51.7. Costs reserved.
M V NOKO
Judge of the High Court,
Gauteng Division, Johannesburg.
DISCLAMER: This judgment was prepared and authored by Judge Noko and is handed down electronically by circulation to the Parties /their legal representatives by email and by uploading it to the electronic file of this matter on Case Lines. The date for hand-down is deemed to be 24 March 2025.
Dates:
Hearing: 11 March 2025.
Judgment: 24 March 2025
Appearances:
For the Applicant: Carten JC
Instructed by: A Van Der Merwe Attorneys.
For the first and Second Respondent: LCM Morland
Instructed by: Mamba Attorneys
For the Sixth respondent : MR Bloem
Instructed by: Wendel Bloem Attorneys
For the seventh Respondent: M Voster (watching brief).
Instructed by c/o Cuzen Randeree Dysai Inc.
[1] The applicant’s challenge of Will is based on section 2(3) of the Wills Act read with Van Wetten and Another v Bosch and Others 2004 (1) SA 348 SCA and De Reszke v Marais and Others 2006 (2) SA 277 SCA in terms of which the Will must have been executed by the testator to be accepted by the Master.
[2] See para 5 of the Applicant’s Heads of Argument at CL 19-4.
[3] Id at para 6.
[4] See para 37 of the Applicant’s Founding Affidavit at CL02-16.
[5] See para 25 of the Applicant’s Heads of Argument CL 19-10.
[6] Setlogelo v Setlogelo 1914 AD 221.
[7] Le Roux v Estate Late Le Roux and Others (2024-070995) ZAGPJHC (3 December 2024).
[8] Brimble Henneth v Henneth and Others (3239/2021)[2021] ZAWCHC 102 (25 May 2021). This lis was concerned with an executor presiding over a claim and becoming conflicted and had to be removed and was referred to only on the basis of parity of reasoning.

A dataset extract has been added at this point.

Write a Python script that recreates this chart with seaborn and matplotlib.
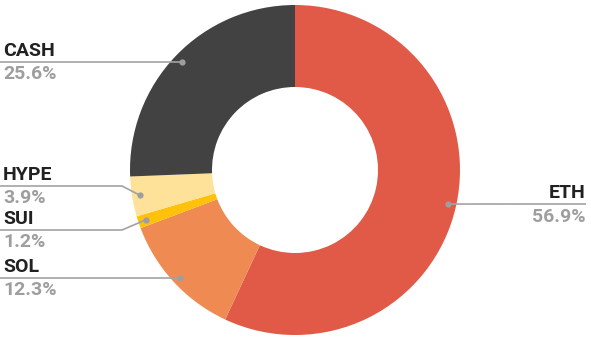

[9] Even if it could be found that the DNA results are not in her favour she may be assumed to have been adopted. Reference can be made of Reform of Customary Law of Succession and Regulation of Related Matters Act 11 of 2009 (Reform of Customary Law of Succession Act) . This Act defined a descendant to “include a person who is not a descendant in terms of Intestate Succession Act, but who, during the lifetime of the deceased person was accepted by the deceased person in accordance with customary law as his or her own child”. It may have to be determined if the sixth respondent is catered for in terms of the said legislation.